The Orbiter observed the moving structure on 5 September as it moved in for its close approach – called a perihelion – planned for 12 October, the closest Solar Orbiter had been yet. (The video from that encounter was just incredible, by the way.)
As Solar Orbiter approached, it imaged a rippling line propagating a long path across the Sun. Solar scientists say this is a cooler tube of plasma in the surrounding hot plasma of the Sun's atmosphere, bound by solar magnetic fields.
The video shows the plasma snaking across the Sun from one side to the other, following a filament of the solar magnetic field.
"You're getting plasma flowing from one side to the other, but the magnetic field is really twisted. So you're getting this change in direction because we're looking down on a twisted structure," explains astronomer David Long of University College London in the UK.
Solar magnetic fields are complicated, and attempting to understand them and their behavior is an ongoing Herculean effort.
But the solar atmosphere consists of plasma made up of charged particles that are easily confined by magnetic fields.

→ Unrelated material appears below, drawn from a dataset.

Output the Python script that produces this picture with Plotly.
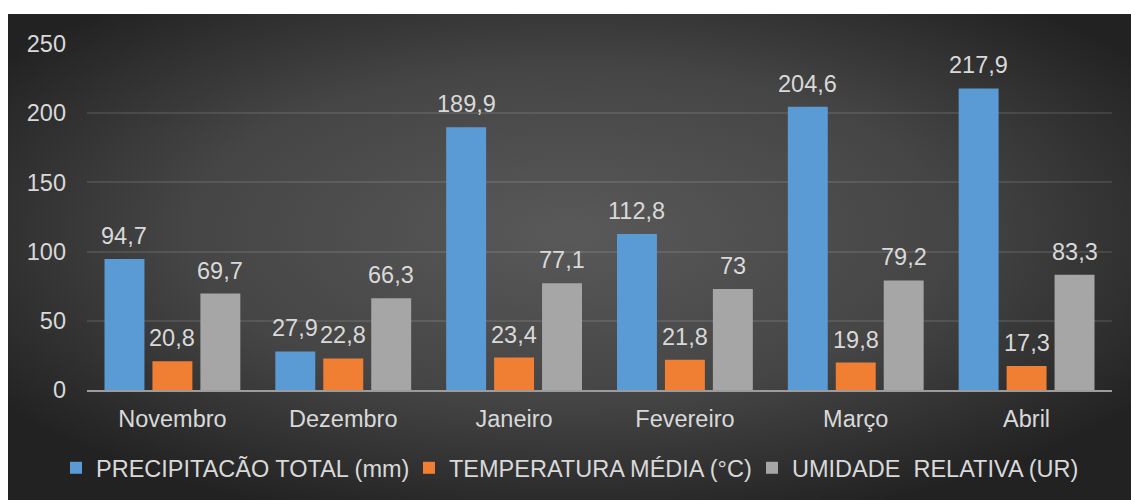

This is why fusion generators such as tokamaks rely on magnetic fields for plasma confinement – but it also means that if you can follow the structures in the plasma, you can get a pretty good idea of what the magnetic fields are doing.
The solar snake allows scientists to see the magnetic field moving, but it's what it's moving away from that makes it even more intriguing.
Shortly after the filament carved its path across the Sun, its starting point erupted in a coronal mass ejection, sending plasma blasting out into space.
These eruptions are usually associated with sunspots, regions of concentrated magnetic field lines on the Sun. These magnetic field lines tangle, snap, and reconnect, producing coronal mass ejections and sometimes solar flares.
It's possible the snake was somehow connected to one of the most powerful coronal mass ejections detected by Solar Orbiter since it was launched in February 2020, perhaps as a precursor to the eruption.
Solar Orbiter isn't alone up there, either; NASA's Parker Solar Probe was directly in the line of fire of the coronal mass ejection. It's unharmed – it was designed to withstand solar tantrums, and measure them to boot, so we're all eagerly waiting to see what it found in the plasma ejected by such a monumental eruption.
Meanwhile, the next Solar Orbiter perihelion is due to take place in April of next year. The Sun's sunspot activity continues to increase, leading into the peak of its 11-year activity cycle, so we're excited to see what the little probe shows us next.